Implementation:Triton inference server Server InferUtil
| Knowledge Sources | |
|---|---|
| Domains | Testing, Inference |
| Last Updated | 2026-02-13 17:00 GMT |
Overview
Core inference utility library providing helper functions for sending inference requests and validating results across all QA tests.
Description
The `infer_util.py` module is the central testing utility for Triton QA, offering functions to construct inference requests, send them via both HTTP and gRPC protocols, and validate the returned results against expected outputs. It supports all data types, batched and non-batched requests, shared memory regions, binary tensor data, and various output validation strategies including exact match, approximate comparison, and shape-only checks. Nearly every Python-based QA test imports this module to avoid duplicating request construction and validation logic.
Usage
Import this module in any QA test script that needs to send inference requests to a running Triton server and validate the results. It abstracts away protocol differences between HTTP and gRPC clients.
Code Reference
Source Location
- Repository: Triton Inference Server
- File: qa/common/infer_util.py
- Lines: 1-1463
Signature
def infer_exact(tester, pf, tensor_shape, batch_size, input_dtype, output_dtype,
model_name, protocol="http", swap=False, timeout_us=0): ...
def infer_zero(tester, pf, batch_size, tensor_dtype, input_shapes, output_shapes,
model_name, protocol="http"): ...
def infer_shape_tensor(tester, pf, tensor_shape, batch_size, dtype,
input_shapes, dummy_input_shapes, model_name, protocol="http"): ...
def validate_for_tf_model(expected_dtype, output_dtype, proto_dtype, output_data, expected_data): ...

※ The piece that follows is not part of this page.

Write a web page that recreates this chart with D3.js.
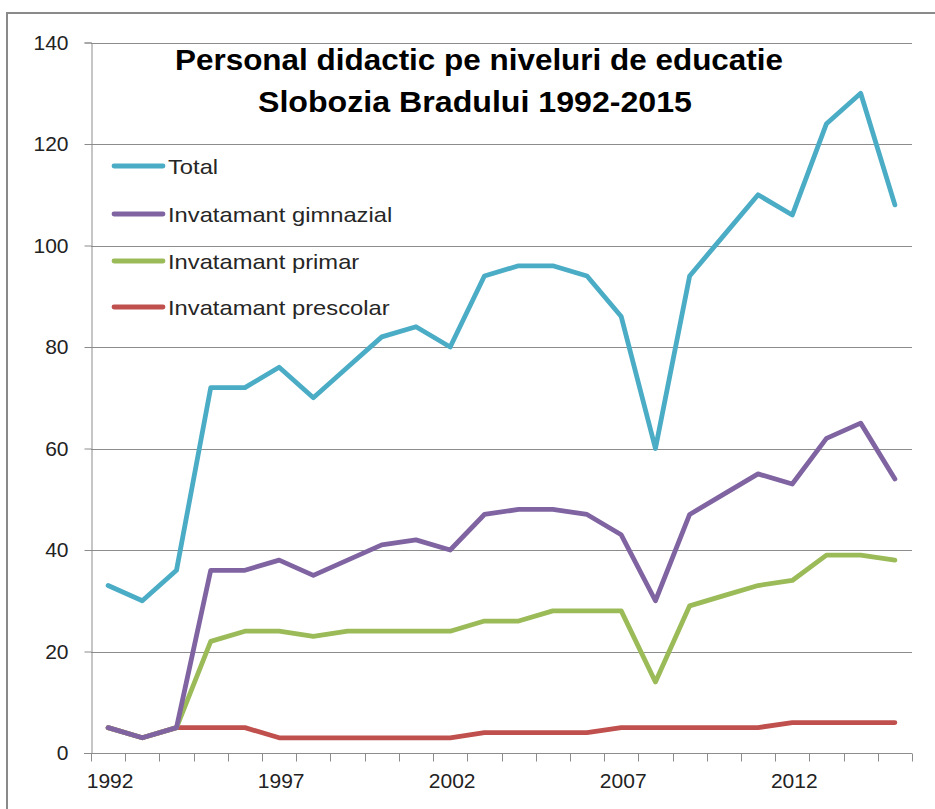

def validate_for_onnx_model(expected_dtype, output_dtype, output_data, expected_data): ...
Import
import sys
sys.path.insert(0, "/path/to/qa/common")
import infer_util as iu
I/O Contract
Inputs
| Name | Type | Required | Description |
|---|---|---|---|
| tester | unittest.TestCase | Yes | Test case instance for assertions |
| model_name | string | Yes | Name of the model to send requests to |
| tensor_shape | list[int] | Yes | Shape of the input tensors |
| batch_size | int | Yes | Number of requests in the batch |
| input_dtype | numpy.dtype | Yes | Data type of the input tensors |
| protocol | string | No | Protocol to use: "http" or "grpc" (default: "http") |
| timeout_us | int | No | Request timeout in microseconds (0 for no timeout) |
Outputs
| Name | Type | Description |
|---|---|---|
| assertion_results | None | Raises AssertionError via unittest if validation fails |
| infer_result | InferResult | Raw inference result object when using lower-level functions |
Usage Examples
Basic Exact Inference Validation
import infer_util as iu
iu.infer_exact(self, "graphdef", (16,), 8,
np.float32, np.float32,
"simple", protocol="grpc")
Validate Over Both Protocols
for protocol in ["http", "grpc"]:
iu.infer_exact(self, "onnx", (4, 4), 1,
np.int32, np.int32,
"simple_onnx", protocol=protocol)